Each of her recipes has the cost broken down (and I mean broken down—did you know 1 large egg costs $0.17? Now you do). While knowing the cost of a single egg is not immediately helpful, knowing that you can make awesome Sesame Chicken (for less than the cost of a big fast food meal is pretty cool.)
What makes her my favorite, though, is how simple most of the meals are. Because come on, people, when the option to order a pizza is right there and so easy, why would I make an expensive salad with a kind of lettuce I can’t even pronounce? I wouldn’t, that’s why.
Almost everything on her site is something I would and could make for myself without seriously f—— it up, and the recipes I have tried have all turned out the way they’re supposed to. Yay!
Fairly solid pun aside, this blogger means it when she says her recipes are for students. She has vegan and vegetarian options, an entire section dedicated to variations on ramen, and the college classic—foods you can make in a mug in a microwave. I thought this was just for dessert but this is not so, friends. Look at this bomb quiche.
I think this site must be new, because it doesn’t look fully developed, but what I like and will probably use the most are the resources she has for building a foundation for cooking more.
The real highlight, I think, are these two check-lists for things you should just always have in your kitchen.
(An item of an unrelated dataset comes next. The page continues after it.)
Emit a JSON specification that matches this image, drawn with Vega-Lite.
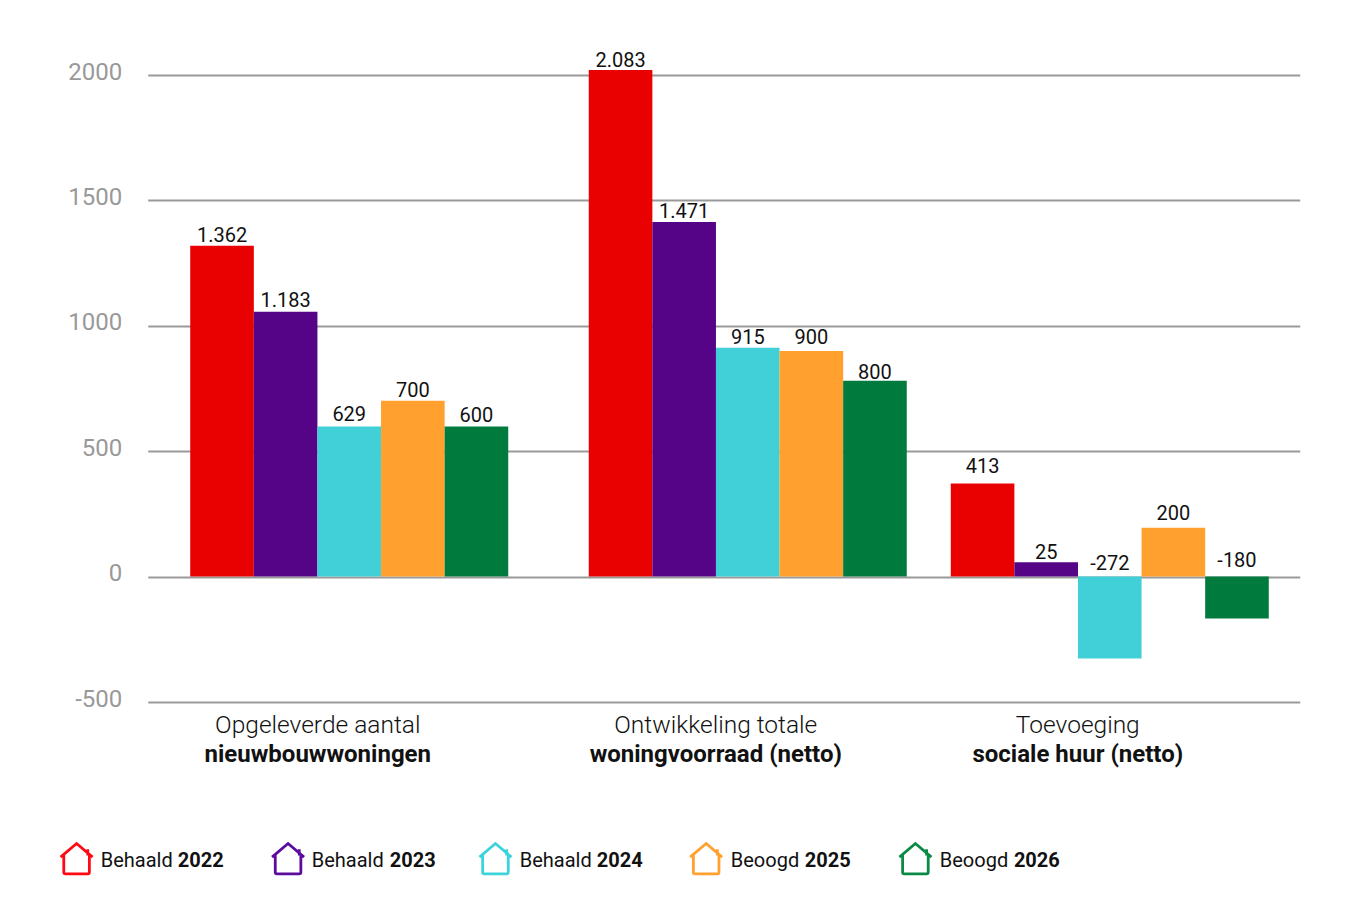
{
"$schema":"https://vega.github.io/schema/vega-lite/v6.json",
"width":1152,"height":627,"autosize":{"type":"none"},
"padding":{"left":147.75,"top":75,"right":72.25,"bottom":198},
"background":"white",
"config":{"view":{"stroke":null},"font":"Roboto"},
"datasets":{
"bars":[
{"group":"Opgeleverde","series":"Behaald 2022","value":1319,"label":"1.362","labelAt":1339,"start":0.668,"end":1.668,"mid":1.168},
{"group":"Opgeleverde","series":"Behaald 2023","value":1056,"label":"1.183","labelAt":1080,"start":1.668,"end":2.668,"mid":2.168},
{"group":"Opgeleverde","series":"Behaald 2024","value":598,"label":"629","labelAt":625,"start":2.668,"end":3.668,"mid":3.168},
{"group":"Opgeleverde","series":"Beoogd 2025","value":701,"label":"700","labelAt":721,"start":3.668,"end":4.668,"mid":4.168},
{"group":"Opgeleverde","series":"Beoogd 2026","value":598,"label":"600","labelAt":622,"start":4.668,"end":5.668,"mid":5.168},
{"group":"Ontwikkeling","series":"Behaald 2022","value":2020,"label":"2.083","labelAt":2036,"start":6.934,"end":7.934,"mid":7.434},
{"group":"Ontwikkeling","series":"Behaald 2023","value":1414,"label":"1.471","labelAt":1434,"start":7.934,"end":8.934,"mid":8.434},
{"group":"Ontwikkeling","series":"Behaald 2024","value":912,"label":"915","labelAt":932,"start":8.934,"end":9.934,"mid":9.434},
{"group":"Ontwikkeling","series":"Beoogd 2025","value":900,"label":"900","labelAt":932,"start":9.934,"end":10.934,"mid":10.434},
{"group":"Ontwikkeling","series":"Beoogd 2026","value":781,"label":"800","labelAt":793,"start":10.934,"end":11.934,"mid":11.434},
{"group":"Toevoeging","series":"Behaald 2022","value":371,"label":"413","labelAt":418,"start":12.626,"end":13.626,"mid":13.126},
{"group":"Toevoeging","series":"Behaald 2023","value":57,"label":"25","labelAt":76,"start":13.626,"end":14.626,"mid":14.126},
{"group":"Toevoeging","series":"Behaald 2024","value":-327,"label":"-272","labelAt":32,"start":14.626,"end":15.626,"mid":15.126},
{"group":"Toevoeging","series":"Beoogd 2025","value":195,"label":"200","labelAt":231,"start":15.626,"end":16.626,"mid":16.126},
{"group":"Toevoeging","series":"Beoogd 2026","value":-167,"label":"-180","labelAt":44,"start":16.626,"end":17.626,"mid":17.126}
],
"cats":[
{"line1":"Opgeleverde aantal","line2":"nieuwbouwwoningen","center":2.673},
{"line1":"Ontwikkeling totale","line2":"woningvoorraad (netto)","center":8.931},
{"line1":"Toevoeging","line2":"sociale huur (netto)","center":14.623}
],
"legend":[
{"series":"Behaald 2022","word":"Behaald","year":"2022","house":-1.119,"wordStart":-0.739,"yearEnd":1.195},
{"series":"Behaald 2023","word":"Behaald","year":"2023","house":2.206,"wordStart":2.579,"yearEnd":4.528},
{"series":"Behaald 2024","word":"Behaald","year":"2024","house":5.467,"wordStart":5.849,"yearEnd":7.783},
{"series":"Beoogd 2025","word":"Beoogd","year":"2025","house":8.78,"wordStart":9.167,"yearEnd":11.053},
{"series":"Beoogd 2026","word":"Beoogd","year":"2026","house":12.07,"wordStart":12.453,"yearEnd":14.34}
]
},
"layer":[
{"data":{"name":"bars"},
"mark":{"type":"bar"},
"encoding":{
"x":{"field":"start","type":"quantitative","scale":{"domain":[0,18.113],"nice":false,"zero":false},"axis":null},
"x2":{"field":"end"},
"y":{"field":"value","type":"quantitative","scale":{"domain":[-500,2000],"nice":false},
"axis":{"title":null,"values":[-500,0,500,1000,1500,2000],"labelExpr":"'' + datum.value","domain":false,"ticks":false,"labelPadding":26,"labelOffset":-3,"labelFontSize":24,"labelColor":"#999999","labelFont":"Roboto","grid":true,"gridColor":"#999999","gridWidth":2}},
"y2":{"datum":0},
"color":{"field":"series","type":"nominal","legend":null,"scale":{"domain":["Behaald 2022","Behaald 2023","Behaald 2024","Beoogd 2025","Beoogd 2026"],"range":["#E90000","#550487","#41D0D8","#FFA02F","#007A3D"]}}
}},
{"data":{"name":"bars"},
"mark":{"type":"text","font":"Roboto","fontSize":20,"color":"#111111","baseline":"alphabetic","align":"center","dy":1},
"encoding":{
"x":{"field":"mid","type":"quantitative"},
"y":{"field":"labelAt","type":"quantitative"},
"text":{"field":"label"}
}},
{"data":{"name":"cats"},
"mark":{"type":"text","font":"Roboto","fontSize":24.5,"fontWeight":300,"color":"#111111","baseline":"alphabetic","align":"center","dy":31},
"encoding":{"x":{"field":"center","type":"quantitative"},"y":{"datum":-500},"text":{"field":"line1"}}},
{"data":{"name":"cats"},
"mark":{"type":"text","font":"Roboto","fontSize":24,"fontWeight":"bold","color":"#111111","baseline":"alphabetic","align":"center","dy":60},
"encoding":{"x":{"field":"center","type":"quantitative"},"y":{"datum":-500},"text":{"field":"line2"}}},
{"data":{"name":"legend"},
"mark":{"type":"point","filled":false,"size":1024,"strokeWidth":2.8,"opacity":1,"shape":"M-1 -0.1 L0 -0.95 L1 -0.1 M-0.8 -0.25 L-0.8 0.85 Q-0.8 0.95 -0.7 0.95 L0.7 0.95 Q0.8 0.95 0.8 0.85 L0.8 -0.25 M0.7 -0.6 L0.7 -0.2"},
"encoding":{"x":{"field":"house","type":"quantitative"},"y":{"datum":-1125},"stroke":{"field":"series","type":"nominal","legend":null,"scale":{"domain":["Behaald 2022","Behaald 2023","Behaald 2024","Beoogd 2025","Beoogd 2026"],"range":["#FF0A14","#5B0C9E","#3CD3DA","#FFA02F","#0B8A46"]}}}},
{"data":{"name":"legend"},
"mark":{"type":"text","font":"Roboto","fontSize":20,"color":"#111111","baseline":"middle","align":"left","dy":2},
"encoding":{"x":{"field":"wordStart","type":"quantitative"},"y":{"datum":-1125},"text":{"field":"word"}}},
{"data":{"name":"legend"},
"mark":{"type":"text","font":"Roboto","fontSize":20,"fontWeight":"bold","color":"#111111","baseline":"middle","align":"right","dy":2},
"encoding":{"x":{"field":"yearEnd","type":"quantitative"},"y":{"datum":-1125},"text":{"field":"year"}}}
],
"resolve":{"scale":{"color":"independent"}}
}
I’m a huge fan of this, because it makes it easy to come home at any given time and have options for something healthier than ordering food or just not eating all.
Posts like this one apply to more than just lunch and are immensely helpful if you have to be on campus during the day all week and don’t want to have to buy food, which gets expensive and fattening real quick.
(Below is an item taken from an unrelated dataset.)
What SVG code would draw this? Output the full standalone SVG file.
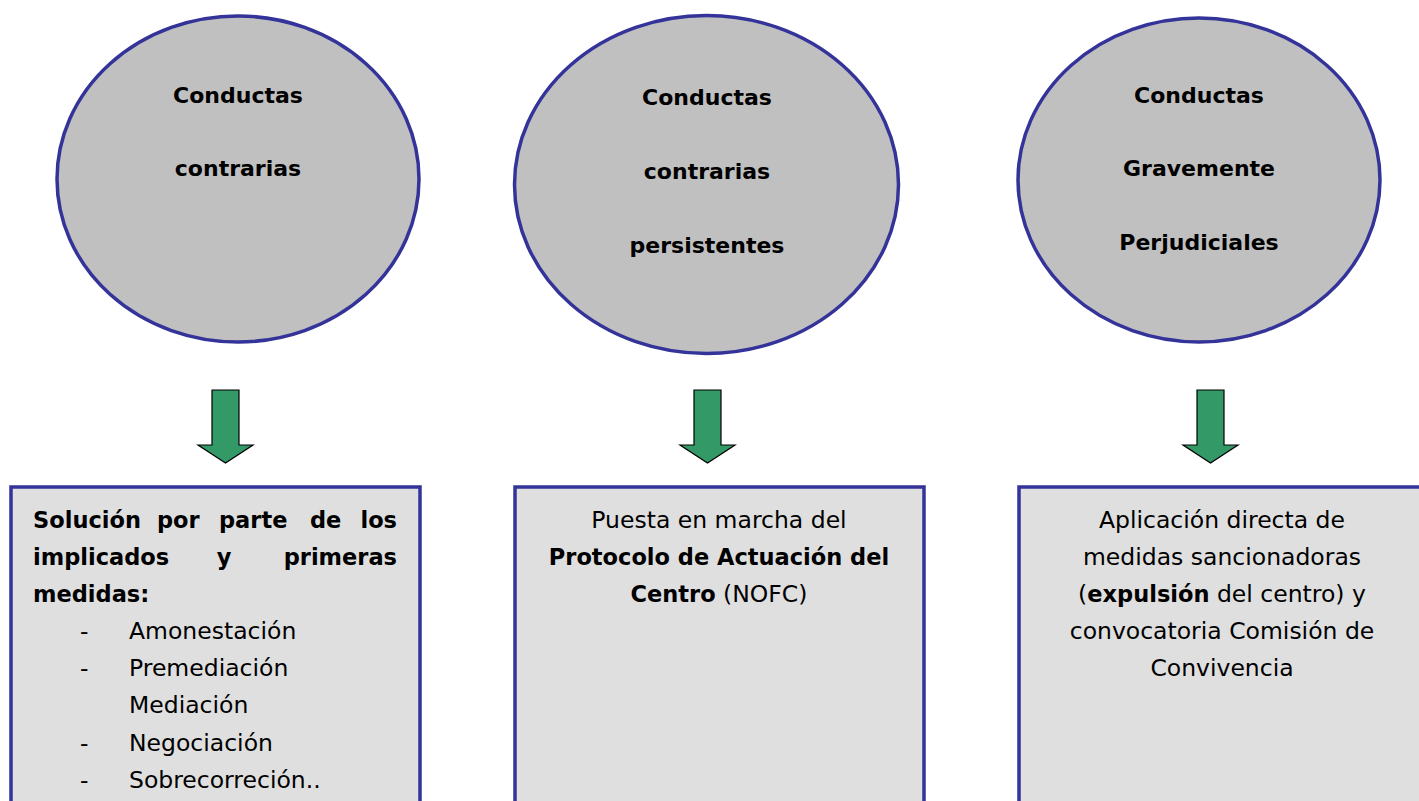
<svg xmlns="http://www.w3.org/2000/svg" width="1419" height="801" viewBox="0 0 1419 801">
<style>
.ell{fill:#c0c0c0;stroke:#333399;stroke-width:3.5}
.box{fill:#dfdfdf;stroke:#333399;stroke-width:3.5}
.arr{fill:#339966;stroke:#000;stroke-width:1.2}
text{font-family:"Comic Sans MS","DejaVu Sans","Noto Sans",sans-serif;font-size:23.5px;fill:#000}
.t{font-weight:bold;text-anchor:middle;font-size:22px}
.c{text-anchor:middle}
.b{font-weight:bold;font-size:22.5px}
.tb{font-weight:bold;text-anchor:middle;font-size:22.5px}
</style>
<rect width="1419" height="801" fill="#fff"/>
<g id="node-c1">
<ellipse class="ell" cx="238" cy="179" rx="181" ry="163"/>
<text class="t" x="238" y="103">Conductas</text>
<text class="t" x="238" y="176">contrarias</text>
</g>
<g id="node-c2">
<ellipse class="ell" cx="706.5" cy="184.5" rx="192" ry="169"/>
<text class="t" x="707" y="105">Conductas</text>
<text class="t" x="707" y="179">contrarias</text>
<text class="t" x="707" y="253">persistentes</text>
</g>
<g id="node-c3">
<ellipse class="ell" cx="1199" cy="180" rx="181" ry="162"/>
<text class="t" x="1199" y="103">Conductas</text>
<text class="t" x="1199" y="176">Gravemente</text>
<text class="t" x="1199" y="250">Perjudiciales</text>
</g>
<g id="connectors">
<path class="arr" d="M212,390 H239 V445 H253 L225.5,463 L198,445 H212 Z"/>
<path class="arr" d="M694,390 H721 V445 H735 L707.5,463 L680,445 H694 Z"/>
<path class="arr" d="M1197,390 H1224 V445 H1238 L1210.5,463 L1183,445 H1197 Z"/>
</g>
<g id="node-b1">
<rect class="box" x="11" y="487" width="409" height="330"/>
<text class="b" x="33" y="528">Solución</text>
<text class="b" x="157" y="528">por</text>
<text class="b" x="219" y="528">parte</text>
<text class="b" x="310" y="528">de</text>
<text class="b" x="397" y="528" text-anchor="end">los</text>
<text class="b" x="33" y="565">implicados</text>
<text class="b" x="224" y="565" text-anchor="middle">y</text>
<text class="b" x="397" y="565" text-anchor="end">primeras</text>
<text class="b" x="33" y="602">medidas:</text>
<text x="80" y="639">-</text><text x="129" y="639">Amonestación</text>
<text x="80" y="676">-</text><text x="129" y="676">Premediación</text>
<text x="129" y="713">Mediación</text>
<text x="80" y="751">-</text><text x="129" y="751">Negociación</text>
<text x="80" y="788">-</text><text x="129" y="788">Sobrecorreción..</text>
</g>
<g id="node-b2">
<rect class="box" x="515" y="487" width="409" height="330"/>
<text class="c" x="719" y="528">Puesta en marcha del</text>
<text class="tb" x="719" y="565">Protocolo de Actuación del</text>
<text class="c" x="719" y="602"><tspan class="b">Centro</tspan> (NOFC)</text>
</g>
<g id="node-b3">
<rect class="box" x="1019" y="487" width="409" height="330"/>
<text class="c" x="1222" y="528">Aplicación directa de</text>
<text class="c" x="1222" y="565">medidas sancionadoras</text>
<text class="c" x="1222" y="602">(<tspan class="b">expulsión</tspan> del centro) y</text>
<text class="c" x="1222" y="639">convocatoria Comisión de</text>
<text class="c" x="1222" y="676">Convivencia</text>
</g>
</svg>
This site is, somewhat unfortunately, one of those ones run by a mom who spends a little too much time on her personal life and not as much on the food. Just so you know.
And she’s almost spending more on groceries per month than I am on rent, which is a scary-ass number, but she’s feeding 6 growing children and presumably all their friends. Scale that back to one or two people, if you’re kind and feeding your roommate, and it’s not so bad.
So somewhat needless to say, I’m not recommending her as a budgeting example, but that’s not to say the food she makes doesn’t look damn good, because oh my it looks delicious. Most of what I saw looks like classic comfort food that my parents made growing up, and sometimes that just what you need. A lot of it also lends itself well to making extra and freezing it, which is perfect for those days you just don’t have time to make anything new.
Also, in reading through her site, I’ve found the answers to questions I would be asking my own mom, like how much is too much to be spending on groceries? Can I refreeze meat I already thawed without dying?
I stumbled upon this blog right at the end of my extensive internet combing, and I’m super glad I did.
It’s run by two college students and is kind of an amalgamation of recipes and other various college-related things, like this business email glossary, which I feel so deep in my soul its not even funny.
For the most part it looks like they’re just a resource; most of the blog is links to outside sites for other people who made the food, but having everything in one place is super convenient, and again, it’s all food that college students can realistically make. A lot of it is mac and cheese, just made fancier, and who doesn’t love that?